The school has identified precisely what children will learn and in what order. Staff are skilled in supporting children to understand and remember their learning to gradually build knowledge over time. Activities are chosen deliberately to develop children's knowledge and skills across all areas of learning.

Interactions between staff and children are of a consistently high quality, which means children develop strong language and communication skills. This prepares children extremely well for their future learning.

Staff have expert subject knowledge.

They use this to explain new content clearly. Teachers routinely revisit important vocabulary or knowledge. However, at times, the work that pupils are given does not always enable them to build secure knowledge for use in later learning.

When this happens, pupils are not able to explain what they know in the depth that leaders intend.

Pupils achieve well here. Pupils with SEND receive highly effective support, which means they achieve well and follow the same challenging curriculum as their peers.

Reading is a particular strength of the school, and pupils learn to read quickly. From the start of Reception, staff use an ambitious phonics programme to develop children's knowledge of sounds. Struggling readers are supported effectively.

Pupils read books that are closely matched to the sounds they have learned. This enables them to develop confidence and fluency. Older readers develop a love of reading and enjoy visiting the exciting library to borrow and read books.

The vast majority of pupils behave well, both socially and in lessons. They respect each other's right to learn. When pupils are less focused, staff sensitively address this.

However, there is a small minority of pupils who continue to struggle to focus in lessons. This means they do not benefit from the rich learning opportunities as much as they could. The school is already working with these children to make sure that they improve their concentration and participate in lessons fully.

Pupils' wider development and pastoral support are at the heart of the school. They enjoy the leadership roles, such as school councillor or 'planet protectors' in the eco-team. Pupils proudly wear badges that show their roles and responsibilities.

However, some pupils would like to have a bigger impact on the school through these roles. The school chooses visitors and visits carefully to add value to pupils' learning and wider development. For example, visits from the police help pupils to understand the rule of law and the importance of keeping safe.

The trust takes its responsibilities seriously and knows the school well. Trustees take into account workload and the well-being of staff. Trust leaders have been crucial in ensuring the school maintained high standards of education during some changes in leadership.

There is a clear vision for the school, which all leaders understand and are eager to drive forward. The trust is refining some systems to ensure that oversight on a local level is always purposeful and supports the school's improvement priorities.

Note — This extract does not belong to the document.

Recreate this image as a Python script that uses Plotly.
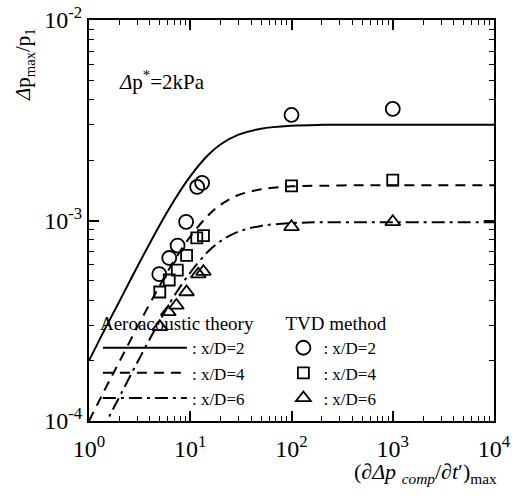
import plotly.graph_objects as go

# Theory curves
theory_x = [1, 1.5, 2, 3, 5, 7, 10, 15, 20, 30, 50, 100, 200, 500, 1000, 10000]
theory_xd2 = [2.0e-4, 3.0e-4, 3.96e-4, 5.88e-4, 9.5e-4, 1.27e-3, 1.66e-3, 2.12e-3, 2.40e-3,
              2.68e-3, 2.87e-3, 2.97e-3, 3.0e-3, 3.0e-3, 3.0e-3, 3.0e-3]
theory_xd4 = [1.0e-4, 1.5e-4, 1.98e-4, 2.94e-4, 4.74e-4, 6.35e-4, 8.3e-4, 1.06e-3, 1.20e-3,
              1.34e-3, 1.43e-3, 1.48e-3, 1.49e-3, 1.5e-3, 1.5e-3, 1.5e-3]
theory_xd6 = [6.7e-5, 1.0e-4, 1.32e-4, 1.96e-4, 3.16e-4, 4.23e-4, 5.5e-4, 7.0e-4, 7.9e-4,
              8.8e-4, 9.4e-4, 9.7e-4, 9.8e-4, 9.8e-4, 9.8e-4, 9.8e-4]

# TVD method results
tvd_xd2_x = [11.7, 13.1, 9.1, 7.5, 6.2, 4.95, 100, 1000]
tvd_xd2_y = [1.47e-3, 1.54e-3, 9.85e-4, 7.5e-4, 6.5e-4, 5.4e-4, 3.36e-3, 3.6e-3]
tvd_xd4_x = [13.5, 11.6, 9.2, 7.45, 6.2, 5.0, 100, 1000]
tvd_xd4_y = [8.4e-4, 8.2e-4, 6.7e-4, 5.66e-4, 5.05e-4, 4.4e-4, 1.49e-3, 1.59e-3]
tvd_xd6_x = [13.5, 12.0, 9.2, 7.3, 6.07, 5.0, 100, 1000]
tvd_xd6_y = [5.56e-4, 5.4e-4, 4.4e-4, 3.77e-4, 3.5e-4, 2.95e-4, 9.3e-4, 9.85e-4]

x_tickvals = [1, 10, 100, 1000, 10000]
x_ticktext = ["10<sup>0</sup>", "10<sup>1</sup>", "10<sup>2</sup>", "10<sup>3</sup>", "10<sup>4</sup>"]
y_tickvals = [1e-4, 1e-3, 1e-2]
y_ticktext = ["10<sup>-4</sup>", "10<sup>-3</sup>", "10<sup>-2</sup>"]
x_minor = [m * 10.0 ** d for d in range(0, 4) for m in range(2, 10)]
y_minor = [m * 10.0 ** d for d in range(-4, -2) for m in range(2, 10)]

SERIF = "Liberation Serif, Times New Roman, serif"

fig = go.Figure()
line_styles = [("solid", theory_xd2), ("10px,7px", theory_xd4), ("13px,5px,3px,5px", theory_xd6)]
names = [": x/D=2", ": x/D=4", ": x/D=6"]
for (dash, ys), nm in zip(line_styles, names):
    fig.add_trace(go.Scatter(x=theory_x, y=ys, mode="lines", name=nm, legend="legend",
                             line=dict(color="black", width=2, dash=dash, shape="spline")))

for xs, ys, sym, sz, nm in [(tvd_xd2_x, tvd_xd2_y, "circle-open", 14, names[0]),
                            (tvd_xd4_x, tvd_xd4_y, "square-open", 11, names[1]),
                            (tvd_xd6_x, tvd_xd6_y, "triangle-up-open", 13, names[2])]:
    fig.add_trace(go.Scatter(x=xs, y=ys, mode="markers", name=nm, legend="legend2",
                             marker=dict(symbol=sym, size=sz, color="black",
                                         line=dict(color="black", width=1.8))))

# invisible traces that anchor the extra tick axes (minor ticks and top/right mirror)
for k in (2, 3, 4):
    fig.add_trace(go.Scatter(x=theory_x, y=theory_xd2, xaxis=f"x{k}", yaxis=f"y{k}", mode="lines",
                             line=dict(width=0), opacity=0, showlegend=False, hoverinfo="skip"))

base = dict(type="log", showgrid=False, zeroline=False, linecolor="black", linewidth=2,
            ticks="inside", tickcolor="black", automargin=False)
tickfont = dict(family=SERIF, size=24, color="black")

fig.update_layout(
    # bottom / left: major ticks with labels
    xaxis=dict(range=[0, 4], tickvals=x_tickvals, ticktext=x_ticktext, ticklen=10, tickwidth=1.5,
               showline=True, tickfont=tickfont, ticklabelstandoff=5, **base),
    yaxis=dict(range=[-4, -2], tickvals=y_tickvals, ticktext=y_ticktext, ticklen=10, tickwidth=1.5,
               showline=True, tickfont=tickfont, **base),
    # top / right: major ticks
    xaxis2=dict(range=[0, 4], tickvals=x_tickvals, overlaying="x", side="top", ticklen=10,
                tickwidth=1.5, showline=True, showticklabels=False, **base),
    yaxis2=dict(range=[-4, -2], tickvals=y_tickvals, overlaying="y", side="right", ticklen=10,
                tickwidth=1.5, showline=True, showticklabels=False, **base),
    # bottom / left: minor ticks
    xaxis3=dict(range=[0, 4], tickvals=x_minor, overlaying="x", side="bottom", ticklen=5,
                tickwidth=1.2, showline=False, showticklabels=False, **base),
    yaxis3=dict(range=[-4, -2], tickvals=y_minor, overlaying="y", side="left", ticklen=5,
                tickwidth=1.2, showline=False, showticklabels=False, **base),
    # top / right: minor ticks
    xaxis4=dict(range=[0, 4], tickvals=x_minor, overlaying="x", side="top", ticklen=5,
                tickwidth=1.2, showline=False, showticklabels=False, **base),
    yaxis4=dict(range=[-4, -2], tickvals=y_minor, overlaying="y", side="right", ticklen=5,
                tickwidth=1.2, showline=False, showticklabels=False, **base),
)

legend_common = dict(bgcolor="rgba(0,0,0,0)", font=dict(family=SERIF, size=17, color="black"),
                     yanchor="top", xanchor="left", tracegroupgap=0)
fig.update_layout(
    width=521, height=499,
    margin=dict(l=89, r=27, t=20, b=78, autoexpand=False),
    plot_bgcolor="white", paper_bgcolor="white",
    showlegend=True,
    legend=dict(x=0.022, y=0.288, title=dict(text="Aeroacoustic theory",
                font=dict(family=SERIF, size=19, color="black")), itemwidth=84, **legend_common),
    legend2=dict(x=0.48, y=0.288, title=dict(text="TVD method",
                 font=dict(family=SERIF, size=19, color="black")), **legend_common),
    annotations=[
        dict(xref="paper", yref="paper", x=-0.16, y=0.888, xanchor="center", yanchor="middle",
             text="<i>Δ</i>p<sub>max</sub>/p<sub>1</sub>",
             textangle=-90, showarrow=False, font=dict(family=SERIF, size=21, color="black")),
        dict(xref="paper", yref="paper", x=0.07, y=0.85, xanchor="left", yanchor="middle",
             text="<i>Δ</i>p<sup>*</sup>=2kPa", showarrow=False,
             font=dict(family=SERIF, size=21, color="black")),
        dict(xref="paper", yref="paper", x=0.83, y=-0.13, xanchor="center", yanchor="middle",
             text="(∂<i>Δp</i> <sub><i>comp</i></sub>/∂<i>t</i>′)<sub>max</sub>", showarrow=False,
             font=dict(family=SERIF, size=22, color="black")),
    ],
)

fig.write_html("out.html", config={"displayModeBar": False},
               post_script="document.body.style.margin='0';document.body.style.overflow='hidden';")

The arrangements for safeguarding are effective.

What does the school need to do to improve?

(Information for the school and appropriate authority)

• Some tasks pupils complete do not always provide pupils with the opportunity to reinforce or deepen their understanding. Consequently, pupils do not have as secure an understanding of specific subjects as they could, which means they sometimes struggle to use what they know. The school should continue its work to ensure that the delivery of the ambitious curriculum helps pupils remember and connect subject-specific knowledge.

• A small minority of pupils do not always engage with their learning as fully as they could. This means they do not make the most of the learning opportunities in lessons. The school should continue to work with these pupils to help them regulate their behaviour.

• Those responsible for local governance have not always had a thorough or precise oversight of the school. This means they have not provided the school with as much challenge as they could have. The trust should continue to embed the new systems in place for training and monitoring local governance to ensure there is appropriate challenge and knowledge at all levels of leadership.